EXERCISE DETAILS: Identify the lines bearing the string "with" and gather them.

____________________

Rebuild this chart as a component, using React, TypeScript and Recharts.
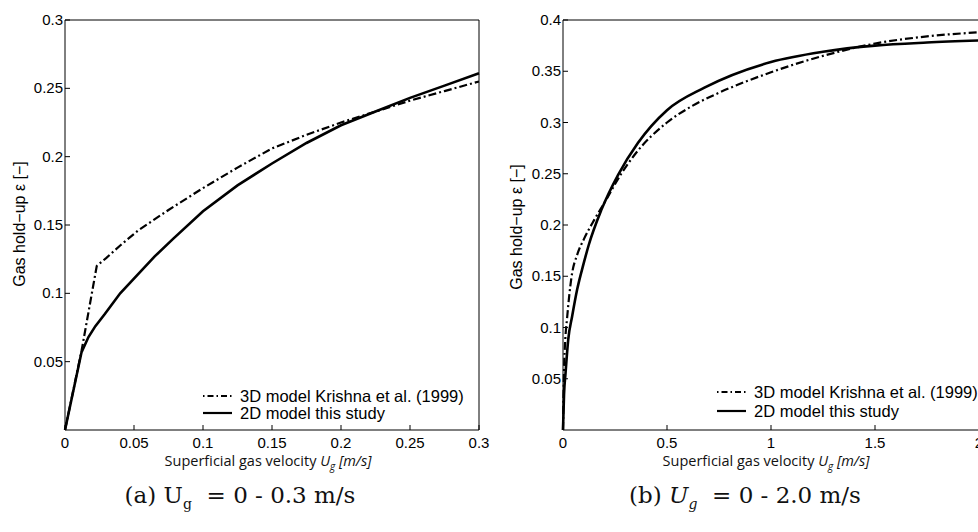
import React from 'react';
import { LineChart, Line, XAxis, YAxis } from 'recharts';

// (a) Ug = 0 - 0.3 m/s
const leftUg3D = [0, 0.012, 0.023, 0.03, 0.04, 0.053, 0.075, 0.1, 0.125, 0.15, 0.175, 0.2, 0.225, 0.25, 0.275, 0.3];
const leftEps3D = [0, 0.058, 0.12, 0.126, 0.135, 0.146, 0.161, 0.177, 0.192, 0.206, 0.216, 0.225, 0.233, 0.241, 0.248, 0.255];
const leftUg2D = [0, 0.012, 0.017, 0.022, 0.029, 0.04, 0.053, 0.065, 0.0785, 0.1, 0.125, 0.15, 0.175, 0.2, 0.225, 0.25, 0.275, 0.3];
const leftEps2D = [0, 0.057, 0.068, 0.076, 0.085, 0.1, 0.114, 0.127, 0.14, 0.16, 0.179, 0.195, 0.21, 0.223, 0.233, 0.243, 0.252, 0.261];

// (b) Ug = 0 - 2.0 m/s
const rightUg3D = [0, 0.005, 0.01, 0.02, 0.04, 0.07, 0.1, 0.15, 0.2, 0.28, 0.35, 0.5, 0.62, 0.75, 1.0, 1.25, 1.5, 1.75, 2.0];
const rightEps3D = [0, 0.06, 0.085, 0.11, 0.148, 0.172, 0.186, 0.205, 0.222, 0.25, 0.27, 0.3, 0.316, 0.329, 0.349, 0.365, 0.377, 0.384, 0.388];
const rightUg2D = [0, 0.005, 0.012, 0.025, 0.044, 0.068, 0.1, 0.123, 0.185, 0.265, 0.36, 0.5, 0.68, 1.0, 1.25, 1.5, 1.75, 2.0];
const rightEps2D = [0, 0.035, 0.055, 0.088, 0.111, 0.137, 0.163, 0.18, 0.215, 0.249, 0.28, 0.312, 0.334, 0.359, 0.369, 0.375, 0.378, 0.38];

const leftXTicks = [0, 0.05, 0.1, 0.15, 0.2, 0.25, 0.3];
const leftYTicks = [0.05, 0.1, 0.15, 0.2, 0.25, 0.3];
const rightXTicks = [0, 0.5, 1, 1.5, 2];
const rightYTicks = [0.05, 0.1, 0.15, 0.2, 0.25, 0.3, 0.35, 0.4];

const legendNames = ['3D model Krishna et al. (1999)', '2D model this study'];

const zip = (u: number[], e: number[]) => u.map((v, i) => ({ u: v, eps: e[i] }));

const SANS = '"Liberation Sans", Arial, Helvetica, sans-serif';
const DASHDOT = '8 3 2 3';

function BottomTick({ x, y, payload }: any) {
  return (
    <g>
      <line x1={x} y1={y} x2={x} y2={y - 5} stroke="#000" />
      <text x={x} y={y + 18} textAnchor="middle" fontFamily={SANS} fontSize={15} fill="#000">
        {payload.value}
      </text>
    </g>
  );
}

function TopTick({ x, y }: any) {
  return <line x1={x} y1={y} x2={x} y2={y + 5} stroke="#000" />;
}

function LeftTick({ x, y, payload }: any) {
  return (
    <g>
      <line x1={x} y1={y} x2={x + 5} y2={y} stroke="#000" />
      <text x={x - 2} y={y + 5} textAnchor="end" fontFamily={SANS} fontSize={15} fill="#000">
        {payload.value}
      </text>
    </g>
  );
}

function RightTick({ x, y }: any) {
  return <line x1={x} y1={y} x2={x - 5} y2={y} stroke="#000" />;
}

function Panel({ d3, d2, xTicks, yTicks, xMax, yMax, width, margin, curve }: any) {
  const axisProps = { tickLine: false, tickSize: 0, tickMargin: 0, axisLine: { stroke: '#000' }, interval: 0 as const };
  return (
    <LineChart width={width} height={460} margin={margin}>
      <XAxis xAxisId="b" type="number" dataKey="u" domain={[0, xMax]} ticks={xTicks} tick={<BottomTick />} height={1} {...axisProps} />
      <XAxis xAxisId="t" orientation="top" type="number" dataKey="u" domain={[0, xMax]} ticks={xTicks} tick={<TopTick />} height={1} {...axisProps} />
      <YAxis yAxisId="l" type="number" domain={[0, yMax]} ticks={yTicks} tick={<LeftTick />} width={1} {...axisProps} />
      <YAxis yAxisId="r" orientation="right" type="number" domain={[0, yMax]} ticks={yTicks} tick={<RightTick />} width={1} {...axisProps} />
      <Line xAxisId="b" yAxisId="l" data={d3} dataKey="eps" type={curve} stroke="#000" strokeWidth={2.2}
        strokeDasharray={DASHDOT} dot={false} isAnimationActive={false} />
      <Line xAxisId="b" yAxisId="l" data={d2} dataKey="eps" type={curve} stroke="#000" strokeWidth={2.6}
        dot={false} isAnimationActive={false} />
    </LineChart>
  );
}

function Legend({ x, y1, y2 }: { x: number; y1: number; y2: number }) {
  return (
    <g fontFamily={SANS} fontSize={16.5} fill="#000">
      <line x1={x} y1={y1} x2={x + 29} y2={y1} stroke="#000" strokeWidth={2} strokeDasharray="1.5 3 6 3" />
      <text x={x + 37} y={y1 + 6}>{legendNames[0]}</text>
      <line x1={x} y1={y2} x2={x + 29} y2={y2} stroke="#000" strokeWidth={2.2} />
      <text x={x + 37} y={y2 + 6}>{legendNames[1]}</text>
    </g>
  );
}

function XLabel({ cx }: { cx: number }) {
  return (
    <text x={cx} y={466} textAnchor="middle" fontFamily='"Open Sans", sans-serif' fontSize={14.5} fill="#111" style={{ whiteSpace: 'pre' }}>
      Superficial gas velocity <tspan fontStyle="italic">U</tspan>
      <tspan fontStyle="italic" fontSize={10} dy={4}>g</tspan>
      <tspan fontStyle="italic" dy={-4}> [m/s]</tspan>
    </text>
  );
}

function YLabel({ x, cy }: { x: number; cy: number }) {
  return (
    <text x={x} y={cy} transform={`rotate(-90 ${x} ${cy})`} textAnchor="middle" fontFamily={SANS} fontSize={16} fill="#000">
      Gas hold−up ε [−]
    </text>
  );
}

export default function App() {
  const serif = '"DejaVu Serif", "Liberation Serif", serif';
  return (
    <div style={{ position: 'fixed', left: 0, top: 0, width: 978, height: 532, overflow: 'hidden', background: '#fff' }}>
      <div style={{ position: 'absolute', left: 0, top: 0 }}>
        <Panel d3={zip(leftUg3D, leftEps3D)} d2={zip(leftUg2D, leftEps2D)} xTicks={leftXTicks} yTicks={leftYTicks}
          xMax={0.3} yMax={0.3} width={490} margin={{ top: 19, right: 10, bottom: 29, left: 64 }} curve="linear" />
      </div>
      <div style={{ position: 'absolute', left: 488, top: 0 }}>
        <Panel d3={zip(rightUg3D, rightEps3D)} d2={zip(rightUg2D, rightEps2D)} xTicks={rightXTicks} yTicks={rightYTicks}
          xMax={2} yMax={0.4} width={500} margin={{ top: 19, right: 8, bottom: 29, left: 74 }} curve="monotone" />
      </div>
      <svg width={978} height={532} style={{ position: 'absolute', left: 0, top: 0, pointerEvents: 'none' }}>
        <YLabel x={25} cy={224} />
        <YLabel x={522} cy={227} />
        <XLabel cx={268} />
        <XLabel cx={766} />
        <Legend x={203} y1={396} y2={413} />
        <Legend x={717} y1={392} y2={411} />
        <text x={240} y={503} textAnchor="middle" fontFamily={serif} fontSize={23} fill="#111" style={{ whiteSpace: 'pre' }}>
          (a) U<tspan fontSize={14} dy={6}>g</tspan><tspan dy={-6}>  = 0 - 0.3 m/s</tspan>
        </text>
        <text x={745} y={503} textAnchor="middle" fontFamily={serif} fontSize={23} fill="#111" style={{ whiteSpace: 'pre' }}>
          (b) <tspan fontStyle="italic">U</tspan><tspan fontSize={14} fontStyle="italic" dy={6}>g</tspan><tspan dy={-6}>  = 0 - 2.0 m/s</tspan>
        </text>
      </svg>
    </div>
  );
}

____________________

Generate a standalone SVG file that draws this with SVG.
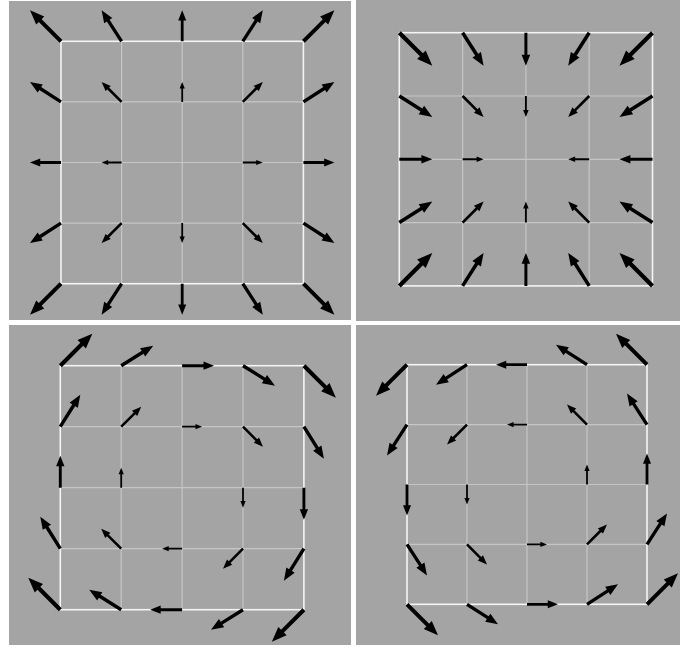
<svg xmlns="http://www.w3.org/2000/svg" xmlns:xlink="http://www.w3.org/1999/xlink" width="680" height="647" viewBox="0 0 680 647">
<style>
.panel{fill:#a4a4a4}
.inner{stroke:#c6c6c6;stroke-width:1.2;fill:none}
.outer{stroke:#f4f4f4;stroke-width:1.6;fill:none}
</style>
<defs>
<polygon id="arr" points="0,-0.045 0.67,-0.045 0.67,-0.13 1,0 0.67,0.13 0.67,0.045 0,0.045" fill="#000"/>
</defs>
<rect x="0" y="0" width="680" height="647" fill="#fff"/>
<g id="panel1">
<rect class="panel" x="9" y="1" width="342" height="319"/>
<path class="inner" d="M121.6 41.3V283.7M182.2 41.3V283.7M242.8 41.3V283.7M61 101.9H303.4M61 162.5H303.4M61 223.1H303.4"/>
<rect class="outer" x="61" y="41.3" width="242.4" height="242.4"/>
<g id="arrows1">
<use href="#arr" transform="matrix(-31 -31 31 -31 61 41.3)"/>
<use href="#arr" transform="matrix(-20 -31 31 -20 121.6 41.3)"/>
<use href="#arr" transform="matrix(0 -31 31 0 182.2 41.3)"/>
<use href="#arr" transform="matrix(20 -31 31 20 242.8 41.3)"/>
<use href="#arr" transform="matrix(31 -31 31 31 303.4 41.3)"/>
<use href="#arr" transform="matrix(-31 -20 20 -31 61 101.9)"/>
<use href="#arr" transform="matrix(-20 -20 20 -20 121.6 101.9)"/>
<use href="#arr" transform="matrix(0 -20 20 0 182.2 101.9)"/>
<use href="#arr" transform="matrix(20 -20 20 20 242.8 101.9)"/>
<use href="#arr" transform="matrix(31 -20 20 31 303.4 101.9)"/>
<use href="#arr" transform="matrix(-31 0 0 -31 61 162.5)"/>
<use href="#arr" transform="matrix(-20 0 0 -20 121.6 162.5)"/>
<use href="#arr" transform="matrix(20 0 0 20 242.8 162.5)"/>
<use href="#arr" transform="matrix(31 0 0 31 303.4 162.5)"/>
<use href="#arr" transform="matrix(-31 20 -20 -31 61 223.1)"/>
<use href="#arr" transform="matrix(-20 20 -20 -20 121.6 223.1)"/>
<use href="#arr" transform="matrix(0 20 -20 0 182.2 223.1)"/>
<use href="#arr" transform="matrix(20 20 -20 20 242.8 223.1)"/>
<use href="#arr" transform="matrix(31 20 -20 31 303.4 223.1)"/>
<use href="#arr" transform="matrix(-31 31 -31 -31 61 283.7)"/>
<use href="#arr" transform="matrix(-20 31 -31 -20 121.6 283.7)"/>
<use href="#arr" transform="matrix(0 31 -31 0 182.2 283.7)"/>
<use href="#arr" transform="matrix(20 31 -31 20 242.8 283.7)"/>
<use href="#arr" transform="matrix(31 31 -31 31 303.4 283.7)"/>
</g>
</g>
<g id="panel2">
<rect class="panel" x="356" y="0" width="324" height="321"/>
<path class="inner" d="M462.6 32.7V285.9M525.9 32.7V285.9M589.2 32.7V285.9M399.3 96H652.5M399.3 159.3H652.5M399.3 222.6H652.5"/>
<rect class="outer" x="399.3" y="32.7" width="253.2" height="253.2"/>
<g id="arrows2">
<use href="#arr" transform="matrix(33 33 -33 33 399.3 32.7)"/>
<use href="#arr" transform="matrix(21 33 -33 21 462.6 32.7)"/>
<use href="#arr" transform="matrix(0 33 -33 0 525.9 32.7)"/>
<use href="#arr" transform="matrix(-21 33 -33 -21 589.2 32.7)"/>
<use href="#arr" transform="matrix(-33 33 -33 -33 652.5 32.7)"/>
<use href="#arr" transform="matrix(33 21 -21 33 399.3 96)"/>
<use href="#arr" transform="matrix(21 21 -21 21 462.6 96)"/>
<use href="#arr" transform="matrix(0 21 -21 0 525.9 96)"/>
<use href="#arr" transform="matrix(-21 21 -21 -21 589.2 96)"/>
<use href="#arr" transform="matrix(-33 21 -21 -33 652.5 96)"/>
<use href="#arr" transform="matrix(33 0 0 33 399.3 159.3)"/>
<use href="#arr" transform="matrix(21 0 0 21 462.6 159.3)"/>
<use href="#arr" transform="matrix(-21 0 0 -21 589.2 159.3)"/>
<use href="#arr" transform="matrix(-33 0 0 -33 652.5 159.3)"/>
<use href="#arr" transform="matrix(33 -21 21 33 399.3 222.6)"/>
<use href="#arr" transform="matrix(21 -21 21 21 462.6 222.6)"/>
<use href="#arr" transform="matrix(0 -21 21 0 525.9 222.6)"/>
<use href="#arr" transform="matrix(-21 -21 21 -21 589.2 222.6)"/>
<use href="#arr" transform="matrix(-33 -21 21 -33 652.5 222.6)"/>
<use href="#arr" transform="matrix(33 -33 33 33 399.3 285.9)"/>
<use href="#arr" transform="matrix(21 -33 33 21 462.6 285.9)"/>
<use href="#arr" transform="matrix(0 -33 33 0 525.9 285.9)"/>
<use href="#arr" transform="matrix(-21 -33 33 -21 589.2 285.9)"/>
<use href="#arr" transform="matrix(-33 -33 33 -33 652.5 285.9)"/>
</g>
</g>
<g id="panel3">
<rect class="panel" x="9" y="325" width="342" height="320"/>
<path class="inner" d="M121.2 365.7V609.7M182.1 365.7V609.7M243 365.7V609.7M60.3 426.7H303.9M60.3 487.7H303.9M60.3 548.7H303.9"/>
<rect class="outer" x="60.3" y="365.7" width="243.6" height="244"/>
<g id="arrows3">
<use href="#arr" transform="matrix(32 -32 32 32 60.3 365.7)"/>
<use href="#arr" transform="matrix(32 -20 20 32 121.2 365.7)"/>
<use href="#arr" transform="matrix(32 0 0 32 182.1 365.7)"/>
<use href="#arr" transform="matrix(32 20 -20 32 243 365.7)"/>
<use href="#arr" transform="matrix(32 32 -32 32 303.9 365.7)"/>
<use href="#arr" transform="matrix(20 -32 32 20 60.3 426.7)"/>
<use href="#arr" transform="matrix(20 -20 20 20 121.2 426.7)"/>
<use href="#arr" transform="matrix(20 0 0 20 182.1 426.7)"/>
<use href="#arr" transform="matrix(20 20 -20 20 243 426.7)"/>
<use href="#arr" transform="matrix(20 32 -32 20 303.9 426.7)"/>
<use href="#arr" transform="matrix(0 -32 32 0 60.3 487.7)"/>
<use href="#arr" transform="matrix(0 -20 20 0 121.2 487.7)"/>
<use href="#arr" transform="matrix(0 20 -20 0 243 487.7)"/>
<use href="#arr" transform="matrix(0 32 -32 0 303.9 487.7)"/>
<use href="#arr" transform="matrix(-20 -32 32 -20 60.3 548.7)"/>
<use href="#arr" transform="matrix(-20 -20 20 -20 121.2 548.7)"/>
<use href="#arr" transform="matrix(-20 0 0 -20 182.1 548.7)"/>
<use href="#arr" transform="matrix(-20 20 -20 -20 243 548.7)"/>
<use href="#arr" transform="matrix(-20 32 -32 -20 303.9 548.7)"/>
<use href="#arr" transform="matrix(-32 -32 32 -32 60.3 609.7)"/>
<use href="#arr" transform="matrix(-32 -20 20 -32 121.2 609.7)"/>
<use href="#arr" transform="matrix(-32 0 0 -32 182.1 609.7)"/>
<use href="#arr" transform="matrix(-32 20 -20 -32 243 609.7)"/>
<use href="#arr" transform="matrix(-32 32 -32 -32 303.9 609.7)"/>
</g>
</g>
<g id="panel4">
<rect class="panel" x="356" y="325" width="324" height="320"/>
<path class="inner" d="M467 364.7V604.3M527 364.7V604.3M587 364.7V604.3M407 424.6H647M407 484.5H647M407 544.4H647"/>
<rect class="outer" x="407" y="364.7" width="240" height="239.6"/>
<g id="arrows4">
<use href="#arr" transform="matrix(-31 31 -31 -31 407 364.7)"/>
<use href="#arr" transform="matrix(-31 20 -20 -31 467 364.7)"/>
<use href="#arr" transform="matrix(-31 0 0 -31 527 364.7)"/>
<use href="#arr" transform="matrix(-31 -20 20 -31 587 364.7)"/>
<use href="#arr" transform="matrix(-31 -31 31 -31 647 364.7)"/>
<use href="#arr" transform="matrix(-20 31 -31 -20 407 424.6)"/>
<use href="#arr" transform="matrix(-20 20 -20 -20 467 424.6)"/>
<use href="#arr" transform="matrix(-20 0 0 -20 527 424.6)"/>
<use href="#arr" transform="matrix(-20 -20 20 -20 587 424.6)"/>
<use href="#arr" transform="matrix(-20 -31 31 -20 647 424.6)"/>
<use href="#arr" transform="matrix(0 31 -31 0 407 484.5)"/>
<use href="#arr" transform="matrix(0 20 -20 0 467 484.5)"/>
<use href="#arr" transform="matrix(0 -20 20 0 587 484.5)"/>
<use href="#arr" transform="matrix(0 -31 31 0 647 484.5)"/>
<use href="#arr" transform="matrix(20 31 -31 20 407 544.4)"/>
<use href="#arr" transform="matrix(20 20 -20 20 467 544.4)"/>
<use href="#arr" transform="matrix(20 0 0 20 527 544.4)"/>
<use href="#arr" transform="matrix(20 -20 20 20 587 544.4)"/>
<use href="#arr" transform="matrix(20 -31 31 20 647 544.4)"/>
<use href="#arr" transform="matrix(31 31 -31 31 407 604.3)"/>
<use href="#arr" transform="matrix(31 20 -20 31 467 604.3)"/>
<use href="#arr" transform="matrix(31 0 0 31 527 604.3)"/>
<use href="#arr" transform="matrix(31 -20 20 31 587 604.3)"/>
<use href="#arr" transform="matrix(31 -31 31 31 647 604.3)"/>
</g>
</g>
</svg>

____________________

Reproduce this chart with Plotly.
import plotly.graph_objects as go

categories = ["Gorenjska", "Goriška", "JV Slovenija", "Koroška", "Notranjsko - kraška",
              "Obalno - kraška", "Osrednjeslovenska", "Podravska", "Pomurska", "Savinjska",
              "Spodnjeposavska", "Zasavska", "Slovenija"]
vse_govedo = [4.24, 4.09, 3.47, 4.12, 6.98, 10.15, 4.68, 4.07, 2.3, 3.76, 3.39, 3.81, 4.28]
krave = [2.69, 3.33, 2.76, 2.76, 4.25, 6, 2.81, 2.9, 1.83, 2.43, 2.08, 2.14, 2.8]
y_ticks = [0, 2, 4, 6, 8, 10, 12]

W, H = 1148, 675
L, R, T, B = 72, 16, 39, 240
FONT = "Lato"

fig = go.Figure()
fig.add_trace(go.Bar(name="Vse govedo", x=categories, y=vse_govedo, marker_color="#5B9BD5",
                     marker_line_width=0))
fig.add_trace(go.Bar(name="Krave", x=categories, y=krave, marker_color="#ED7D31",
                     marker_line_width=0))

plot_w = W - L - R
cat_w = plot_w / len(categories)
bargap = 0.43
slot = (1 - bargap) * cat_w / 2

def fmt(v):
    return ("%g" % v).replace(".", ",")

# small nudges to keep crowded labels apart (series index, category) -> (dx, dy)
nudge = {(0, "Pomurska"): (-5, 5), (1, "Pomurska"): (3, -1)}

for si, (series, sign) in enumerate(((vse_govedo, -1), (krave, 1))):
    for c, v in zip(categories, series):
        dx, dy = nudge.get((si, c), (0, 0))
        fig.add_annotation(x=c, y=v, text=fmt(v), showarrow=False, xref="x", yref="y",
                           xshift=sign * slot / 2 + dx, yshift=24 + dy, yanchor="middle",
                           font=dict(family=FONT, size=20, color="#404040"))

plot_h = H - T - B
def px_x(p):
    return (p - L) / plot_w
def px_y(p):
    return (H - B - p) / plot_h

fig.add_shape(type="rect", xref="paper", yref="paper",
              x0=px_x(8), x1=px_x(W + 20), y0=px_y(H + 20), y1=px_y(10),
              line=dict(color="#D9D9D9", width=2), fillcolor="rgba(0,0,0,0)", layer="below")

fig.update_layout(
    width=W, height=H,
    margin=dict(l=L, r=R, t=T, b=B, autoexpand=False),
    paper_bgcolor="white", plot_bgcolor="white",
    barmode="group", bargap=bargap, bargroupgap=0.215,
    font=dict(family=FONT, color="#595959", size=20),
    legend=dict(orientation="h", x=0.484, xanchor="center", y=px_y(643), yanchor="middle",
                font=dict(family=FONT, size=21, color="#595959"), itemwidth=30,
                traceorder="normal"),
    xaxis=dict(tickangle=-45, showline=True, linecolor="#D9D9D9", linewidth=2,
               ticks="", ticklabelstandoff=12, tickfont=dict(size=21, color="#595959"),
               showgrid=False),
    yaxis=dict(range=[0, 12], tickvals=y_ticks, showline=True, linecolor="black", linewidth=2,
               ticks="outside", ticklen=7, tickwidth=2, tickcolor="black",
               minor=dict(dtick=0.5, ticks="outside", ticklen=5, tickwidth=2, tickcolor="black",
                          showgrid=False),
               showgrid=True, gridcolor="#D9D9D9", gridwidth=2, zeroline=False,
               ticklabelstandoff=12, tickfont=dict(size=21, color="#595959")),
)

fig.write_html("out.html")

____________________

THE COMPLETED TASK:
Generate a standalone SVG file that draws this with SVG.
Reproduce this chart with Plotly.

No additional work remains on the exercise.